Die Unione Sindacale Italiana (Sektion der Internationalen ArbeiterInnen Assoziation), USI-AIT, hält es für unverzichtbar, einen neuen Kampfzyklus mit erheblich verschärften Massnahmen zu starten, um den derzeitigen Angriffen auf Renten und Rechte Einhalt zu gebieten. Diese müssen eng mit der Ablehnung von Krieg und von jedem Militarismus verbunden sein.

Es gilt dabei jedoch zu beachten, dass wir uns einer Macht gegenüber sehen, die zur Sicherung ihrer Vorherrschaft und ihres sozialen Angriffs bereits jetzt keinerlei Regeln mehr respektiert.
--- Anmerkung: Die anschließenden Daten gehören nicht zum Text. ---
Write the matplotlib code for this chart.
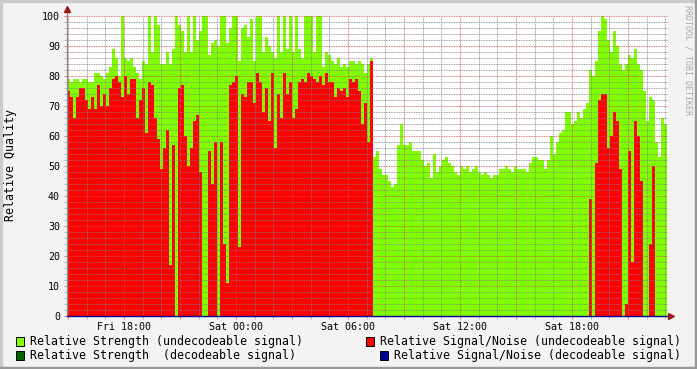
import numpy as np
import matplotlib.pyplot as plt
from matplotlib.patches import Rectangle

# one sample every ~9.6 min, time in hours relative to Fri 18:00
START_H = -3.054
STEP_H = 0.1607

strength_undec = [
    79, 78, 79, 79, 78, 79, 79, 78, 78, 81, 81, 80, 79, 81, 83, 89, 86, 80, 100, 86,
    85, 86, 83, 81, 79, 85, 84, 100, 88, 100, 97, 84, 84,
    88, 84, 89, 100, 97, 95, 88, 100, 88, 100, 92, 95, 100, 100, 87, 91, 92, 90, 100, 100,
    91, 96, 100, 100, 85, 96, 97, 93, 99, 85, 100, 100, 88,
    93, 90, 88, 86, 100, 88, 100, 89, 100, 88, 100, 89, 86, 100, 100, 100, 88, 100, 100, 83,
    88, 87, 85, 84, 86, 83, 84, 83, 85, 85, 84, 85, 84, 81, 84, 86,
    53, 55, 49, 47, 47, 45, 43, 44, 57, 64, 57, 57, 58, 55, 55, 55, 52, 50, 51, 46,
    54, 48, 50, 52, 53, 51, 50, 48, 47, 50, 49, 50, 48, 49, 50, 48, 47, 48, 47, 46,
    47, 47, 49, 49, 50, 49, 48, 50, 49,
    49, 49, 48, 51, 53, 53, 52, 52, 49, 52, 60, 54, 58, 61, 62, 68, 68, 64, 65, 68,
    66, 69, 71, 82, 80, 85, 95, 100, 99, 92, 88, 95, 90, 84, 82, 84, 87, 86, 89, 84,
    82, 75, 65, 73, 72, 58, 53, 66, 64,
]
snr_undec = [
    75, 73, 66, 73, 76, 76, 72, 69, 73, 69, 77, 70, 74, 70, 76, 79, 80, 78, 73, 80,
    74, 79, 79, 66, 72, 76, 61, 78, 77, 66, 59, 49, 56,
    62, 17, 57, 0, 76, 77, 60, 50, 56, 65, 67, 48, 0, 0, 55, 44, 58, 0, 58, 24,
    11, 77, 78, 80, 23, 74, 73, 78, 78, 71, 81, 78, 68,
    76, 65, 81, 56, 74, 66, 81, 74, 78, 66, 69, 78, 79, 78, 81, 80, 79, 78, 80, 77,
    81, 78, 78, 73, 76, 75, 76, 73, 79, 78, 79, 75, 64, 71, 58, 85,
    0, 0, 0, 0, 0, 0, 0, 0, 0, 0, 0, 0, 0, 0, 0, 0, 0, 0, 0, 0,
    0, 0, 0, 0, 0, 0, 0, 0, 0, 0, 0, 0, 0, 0, 0, 0, 0, 0, 0, 0,
    0, 0, 0, 0, 0, 0, 0, 0, 0,
    0, 0, 0, 0, 0, 0, 0, 0, 0, 0, 0, 0, 0, 0, 0, 0, 0, 0, 0, 0,
    0, 0, 0, 39, 0, 51, 72, 74, 74, 56, 60, 68, 65, 49, 0, 4, 55, 18, 65, 60,
    45, 0, 0, 24, 50, 0, 0, 0, 0,
]
strength_dec = [0] * len(strength_undec)
snr_dec = [0] * len(snr_undec)

tick_hours = [0, 6, 12, 18, 24]
tick_labels = ["Fri 18:00", "Sat 00:00", "Sat 06:00", "Sat 12:00", "Sat 18:00"]

legend_left = ["Relative Strength (undecodeable signal)",
               "Relative Strength  (decodeable signal)"]
legend_right = ["Relative Signal/Noise (undecodeable signal)",
                "Relative Signal/Noise (decodeable signal)"]

GREEN = "#80ff00"
RED = "#ff0000"
DKGREEN = "#006400"
BLUE = "#000096"
MGRID = (0.80, 0.30, 0.30, 0.35)
GRID = (0.50, 0.50, 0.50, 0.28)
DOTS = (0, (1, 1))

plt.rcParams["font.family"] = "DejaVu Sans Mono"

W, H = 697, 369
PX_H = 112 / 6  # pixels per hour


def fx(px):
    return px / W


def fy(py):
    return 1 - py / H


fig = plt.figure(figsize=(W / 100, H / 100), dpi=100, facecolor="#f3f3f3")
ax = fig.add_axes([fx(67), fy(315.5), (668 - 67) / W, 300 / H])
ax.set_facecolor("white")

edges = START_H + STEP_H * np.arange(len(strength_undec) + 1)
ax.stairs(strength_undec, edges, fill=True, color=GREEN, zorder=1)
ax.stairs(snr_undec, edges, fill=True, color=RED, zorder=2)
ax.stairs(strength_dec, edges, fill=True, color=DKGREEN, zorder=2)

x0 = START_H
x1 = START_H + (668 - 67) / PX_H
ax.set_xlim(x0, x1)
ax.set_ylim(0, 100)

ax.set_yticks(range(0, 101, 10))
ax.set_yticks(range(0, 101, 2), minor=True)
major_x = np.arange(-3, 30, 3)
ax.set_xticks(major_x)
ax.set_xticklabels([tick_labels[tick_hours.index(h)] if h in tick_hours else "" for h in major_x])
ax.set_xticks(np.arange(-3, 30, 1), minor=True)

ax.grid(which="minor", color=GRID, linestyle=DOTS, linewidth=0.6)
ax.grid(which="major", color=MGRID, linestyle=DOTS, linewidth=0.6)
ax.set_axisbelow(False)

ax.tick_params(which="both", direction="out", length=2, width=0.72, labelsize=7.2, pad=3)
ax.tick_params(which="major", color=(0.87, 0.32, 0.32, 0.7))
ax.tick_params(which="minor", color=(0.5, 0.5, 0.5, 0.5))
for s in ax.spines.values():
    s.set_visible(False)

# axes with arrows
arrow_x = (671 - 124) / PX_H
ax.plot([x0, x0], [0, 102], color="#8a8a8a", lw=0.9, clip_on=False, zorder=4)
ax.plot([x0, arrow_x], [0, 0], color=BLUE, lw=1.0, clip_on=False, zorder=4)
ax.plot([x0], [102.2], marker="^", ms=4, color="#9a1a1a", clip_on=False, zorder=5)
ax.plot([arrow_x], [0], marker=">", ms=4, color="#9a1a1a", clip_on=False, zorder=5)

fig.text(fx(11), fy(165), "Relative Quality", rotation=90, fontsize=8.4,
         ha="center", va="center")
fig.text(fx(688), fy(60), "RRDTOOL / TOBI OETIKER", rotation=270, fontsize=6,
         color="#a8a8a8", ha="center", va="center")

# legend
rows = [341.5, 355.5]
left_colors = [GREEN, DKGREEN]
right_colors = [RED, BLUE]
for i, y in enumerate(rows):
    fig.patches.append(Rectangle((fx(15.5), fy(y + 4.5)), 8 / W, 9 / H, transform=fig.transFigure,
                                 facecolor=left_colors[i], edgecolor="black", lw=0.72))
    fig.text(fx(30), fy(y), legend_left[i], fontsize=8.4, ha="left", va="center")
    fig.text(fx(681), fy(y), legend_right[i], fontsize=8.4, ha="right", va="center")
    box_x = 365.5 if i == 0 else 379.5
    fig.patches.append(Rectangle((fx(box_x), fy(y + 4.5)), 8 / W, 9 / H, transform=fig.transFigure,
                                 facecolor=right_colors[i], edgecolor="black", lw=0.72))

# 3d frame
fig.patches.append(Rectangle((0, 1 - 2 / H), 1, 2 / H, transform=fig.transFigure, color="#cbcbcb"))
fig.patches.append(Rectangle((0, 0), 2 / W, 1, transform=fig.transFigure, color="#cbcbcb"))
fig.patches.append(Rectangle((0, 0), 1, 2 / H, transform=fig.transFigure, color="#999999"))
fig.patches.append(Rectangle((1 - 2 / W, 0), 2 / W, 1, transform=fig.transFigure, color="#999999"))

fig.savefig("out.png", dpi=100, facecolor=fig.get_facecolor())
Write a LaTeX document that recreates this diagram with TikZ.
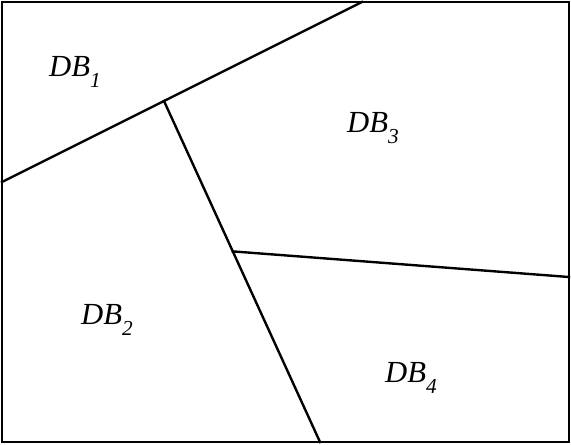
\documentclass[tikz,border=0pt]{standalone}
\usepackage{fontspec}
\setmainfont{Liberation Serif}
\usetikzlibrary{calc}
\newcommand{\regionsub}[1]{\raisebox{-0.38em}{\fontsize{16}{18}\selectfont #1}}
\begin{document}
\begin{tikzpicture}[x=0.75pt,y=-0.75pt,
  edge/.style={line width=1.8pt, line cap=rect},
  region/.style={font=\fontsize{23}{26}\selectfont\itshape, inner sep=0pt}]
\useasboundingbox (0,0) rectangle (571,444);
% outer frame
\coordinate (tl) at (2,2);
\coordinate (br) at (569,442);
\draw[line width=1.8pt] (tl) rectangle (br);
% partition boundaries
\coordinate (a1) at (2,182);
\coordinate (a2) at (362,2);
\coordinate (b1) at ($(a1)!0.45!(a2)$);
\coordinate (b2) at (320,442);
\coordinate (c1) at ($(b1)!0.441!(b2)$);
\coordinate (c2) at (569,277);
\draw[edge] (a1) -- (a2);
\draw[edge] (b1) -- (b2);
\draw[edge] (c1) -- (c2);
% region labels
\node[region] (db1) at (75,72) {DB\regionsub{1}};
\node[region] (db3) at (373,128) {DB\regionsub{3}};
\node[region] (db2) at (107,320) {DB\regionsub{2}};
\node[region] (db4) at (411,378) {DB\regionsub{4}};
\end{tikzpicture}
\end{document}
Deshalb muss unsere Antwort stärker und schärfer ausfallen als jemals zuvor, mittels der Praxis einer ausgedehnten Konfrontation (in den Betrieben und im ganzen Territorium) und durch die fortgesetzte Anwendung von Formen der Direkten Aktion die sich direkt aus der Selbstorganisierung heraus entwickeln.

Der Generalstreik zu Renten, Krieg und Rechten, zu dem bereits ein Aufruf der USI-AIT zusammen mit anderen Basisgewerkschaften ergangen ist, wird deshalb nur eine Schlacht in einem großen Kampf sein, der - indem wir vermeiden, in Fallen zu treten und uns durch institutionelle Tricks aushebeln zu lassen - sich in eine verallgemeinerte Bewegung der gewerkschaftlichen und sozialen Revolte zur Durchsetzung unserer Ziele verwandeln muss.

Wir haben nichts zu verlieren, wir haben eine Welt aufzubauen.